Dessa forma, podemos dizer que não houve continuidade, e sim uma ruptura. Ainda que seu sistema tenha um desenho parecido — linha de quatro, dois à frente da defesa, dois pelos lados e dois por dentro, com um deles ligeiramente mais atrás — o time de 2016 joga de uma forma muito diferente do time do fim de 2015. O que soa estranho é que Deivid foi apresentado exatamente como uma solução para, em tese, manter o que vinha dando certo com Mano. Mas não é isso o que se pôde observar até aqui.

Em tempo, não estou dizendo que discordo nem que concordo. O futebol é democrático e há várias formas de se jogar, e não estamos falando aqui apenas do desenho tático. Por exemplo, muitos times no país jogam no contragolpe puro e simples: marcam até roubar a bola e progridem o mais rápido possível. Outros preferem ter o controle da bola, mas tentando resolver a jogada rapidamente. São estilos. Deivid e seu “tiki-taka brasileiro” é apenas isso: um estilo. É claro que há críticas, nem o Barcelona, o ícone dessa forma de jogar, escapou delas.

Até que ponto Deivid teve carta branca para implantar isso, não sabemos. Somente a diretoria do Cruzeiro pode responder. A impressão que fica é que Deivid quer dar logo sua cara ao time, de maneira a perder a aura de “auxiliar técnico” que ainda paira sobre sua cabeça e que gera desconfiança na torcida mais exigente do país. É um movimento arriscado, mas muito corajoso. Se vai dar certo ou não, só o tempo dirá.

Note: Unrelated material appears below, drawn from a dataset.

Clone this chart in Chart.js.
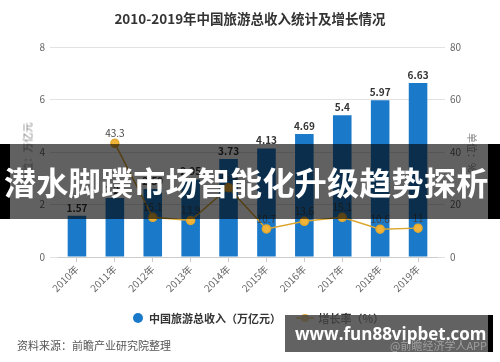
<!DOCTYPE html>
<html>
<head>
<meta charset="utf-8">
<script src="https://cdn.jsdelivr.net/npm/chart.js@4/dist/chart.umd.min.js"></script>
<style>
  html, body { margin: 0; padding: 0; background: #fff; }
  #wrap { position: relative; width: 500px; height: 362px; overflow: hidden; font-family: "Noto Sans CJK SC", "Noto Sans", sans-serif; }
  #myChart { position: absolute; left: 0; top: 0; }
  .abs { position: absolute; white-space: nowrap; }
  #title { left: 0; width: 500px; top: 8px; text-align: center; font-size: 13.5px; font-weight: bold; color: #333; }
  .ytitle { font-size: 10px; color: #888; }
  #legend { top: 308px; left: 133px; font-size: 11px; color: #333; font-weight: bold; }
  #legend span { display: inline-block; vertical-align: middle; }
  #src { left: 17px; top: 337px; font-size: 11px; color: #555; }
  #app { left: 390px; top: 337px; font-size: 11px; z-index: 3; }
  #banner { left: 0; top: 144px; width: 500px; height: 75px; background: rgba(0,0,0,0.62); }
  #banner .l { position: absolute; left: 0; top: 0; width: 10px; height: 75px; background: #000; }
  #banner .r { position: absolute; right: 0; top: 0; width: 12px; height: 75px; background: #000; }
  #banner .t { position: absolute; left: 4px; top: 17px; font-size: 32px; font-weight: bold; color: #fff; letter-spacing: 0.3px; line-height: 40px; }
  #wm { left: 285px; top: 315px; width: 203px; height: 37px; background: rgba(70,70,70,0.85); border-right: 5px solid #000; z-index: 2; }
</style>
</head>
<body>
<div id="wrap">
  <canvas id="myChart" width="500" height="362"></canvas>
  <div class="abs" id="title">2010-2019年中国旅游总收入统计及增长情况</div>
  <div class="abs ytitle" style="left:-3px; top:145px; width:60px; text-align:center; transform:rotate(-90deg);">单位：万亿元</div>
  <div class="abs ytitle" style="left:445px; top:145px; width:55px; text-align:center; transform:rotate(90deg);">单位：%</div>
  <div class="abs" id="legend">
    <span style="width:10px;height:10px;border-radius:50%;background:#1b79c9;margin-right:6px;"></span><span>中国旅游总收入（万亿元）</span>
    <span style="position:relative;width:18px;height:10px;margin-left:12px;margin-right:5px;">
      <span style="position:absolute;left:0;top:4px;width:18px;height:2px;background:#e3a92f;"></span>
      <span style="position:absolute;left:5px;top:1px;width:8px;height:8px;border-radius:50%;background:#e3a92f;"></span>
    </span><span>增长率（%）</span>
  </div>
  <div class="abs" id="src">资料来源：前瞻产业研究院整理</div>
  <div class="abs" id="banner"><div class="l"></div><div class="r"></div><div class="t">潜水脚蹼市场智能化升级趋势探析</div></div>
  <div class="abs" id="wm"></div>
  <div class="abs" id="app" style="color:rgba(200,200,200,0.6);">@前瞻经济学人APP</div>
  <div class="abs" style="left:295px; top:322px; font-size:17px; font-weight:bold; color:#fff; font-family:'Open Sans','DejaVu Sans',sans-serif; z-index:4;">www.fun88vipbet.com</div>
</div>
<script>
const years = ['2010年', '2011年', '2012年', '2013年', '2014年', '2015年', '2016年', '2017年', '2018年', '2019年'];
const revenue = [1.57, 2.25, 2.59, 2.95, 3.73, 4.13, 4.69, 5.4, 5.97, 6.63];
const growth = [null, 43.3, 15.1, 13.9, 26.4, 10.7, 13.6, 15.1, 10.6, 11];
const leftTicks = [0, 2, 4, 6, 8];
const rightTicks = [0, 20, 40, 60, 80];

const fontFamily = '"Noto Sans CJK SC", "Noto Sans", sans-serif';

// value labels above bars and points
const valueLabels = {
    id: 'valueLabels',
    afterDatasetsDraw(chart) {
        const ctx = chart.ctx;
        ctx.save();
        ctx.textAlign = 'center';
        ctx.textBaseline = 'bottom';
        chart.getDatasetMeta(0).data.forEach((bar, i) => {
            ctx.font = 'bold 10px ' + fontFamily;
            ctx.fillStyle = '#333';
            ctx.fillText(revenue[i], bar.x, bar.y - 3);
        });
        chart.getDatasetMeta(1).data.forEach((pt, i) => {
            if (growth[i] === null) return;
            ctx.font = '10px ' + fontFamily;
            ctx.fillStyle = '#444';
            ctx.fillText(growth[i], pt.x, pt.y - 5);
        });
        ctx.restore();
    }
};

const ctx = document.getElementById('myChart').getContext('2d');
const myChart = new Chart(ctx, {
    type: 'bar',
    plugins: [valueLabels],
    data: {
        labels: years,
        datasets: [{
            type: 'bar',
            label: '中国旅游总收入（万亿元）',
            data: revenue,
            backgroundColor: '#1b79c9',
            categoryPercentage: 1,
            barPercentage: 0.49,
            yAxisID: 'y',
            order: 2
        }, {
            type: 'line',
            label: '增长率（%）',
            data: growth,
            borderColor: '#dba62f',
            borderWidth: 1.5,
            backgroundColor: '#f0b43a',
            pointBackgroundColor: '#f0b43a',
            pointBorderColor: '#e3a92f',
            pointRadius: 4,
            tension: 0,
            yAxisID: 'y1',
            order: 1
        }]
    },
    options: {
        responsive: false,
        animation: false,
        layout: { padding: { top: 47, left: 0, right: 0, bottom: 0 } },
        plugins: {
            legend: { display: false },
            title: { display: false },
            tooltip: { enabled: false }
        },
        scales: {
            x: {
                offset: true,
                grid: { offset: false, drawOnChartArea: false, tickLength: 5, color: '#ccc' },
                border: { color: '#ccc' },
                ticks: { minRotation: 45, maxRotation: 45, color: '#666', font: { size: 10, family: fontFamily }, padding: 1 },
                afterFit(scale) { scale.height = 105; }
            },
            y: {
                position: 'left',
                min: 0, max: 8,
                afterBuildTicks(scale) { scale.ticks = leftTicks.map(v => ({ value: v })); },
                grid: { color: '#e2e2e2', tickLength: 8 },
                border: { display: false },
                ticks: { color: '#666', font: { size: 10, family: fontFamily }, padding: 5 },
                afterFit(scale) { scale.width = 58; }
            },
            y1: {
                position: 'right',
                min: 0, max: 80,
                afterBuildTicks(scale) { scale.ticks = rightTicks.map(v => ({ value: v })); },
                grid: { drawOnChartArea: false, color: '#e2e2e2', tickLength: 8 },
                border: { display: false },
                ticks: { color: '#666', font: { size: 10, family: fontFamily }, padding: 5 },
                afterFit(scale) { scale.width = 63; }
            }
        }
    }
});
</script>
</body>
</html>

Implantar essas mudanças leva tempo, como sempre foi no futebol. Os jogadores precisam assimilar a nova forma de jogar, acostumar aos movimentos dos companheiros. Isso pode ser visto de jogo pra jogo: contra o Rio Branco, o time se movimentou bem no início da partida e criou, mas Deivid reclamou da compactação ofensiva, ou seja, a defesa ficava muito recuada, longe dos volantes, e o adversário teve tempo na bola entre essas duas linhas. No jogo seguinte, contra o Criciúma, isso foi corrigido, mas gerou outro problema: como o espaço nas costas da defesa é grande, se não cuidar bem da bola na saída, um passe mal colocado pega todos os jogadores à frente da linha da bola, gerando oportunidades de contra-ataque do adversário. Já contra a URT, isso foi corrigido também, mas o Cruzeiro exagerou na dose: cuidou tanto da bola que ficou pouco incisivo. Além disso, não apresentou a mesma mobilidade dos outros jogos, aceitando a marcação zonal da URT. Com isso, criou muito pouco, ainda mais levando em conta o grande volume que teve.

Eu poderia terminar dizendo que resta saber se a torcida terá paciência, mas, cá entre nós, sabemos que não. O que realmente resta saber é se a diretoria vai aguentar a pressão das críticas, que já chegaram fortes, e bancar o tempo necessário para que Deivid consiga implantar seu estilo. Considerando que o próprio treinador disse que espera ter um time melhor formatado na quarta rodada do estadual, então isso é o mínimo que devemos esperar.

Confesso que estou curioso pra ver onde isso vai dar. Se encaixar, será um time de encher os olhos. Se encaixar.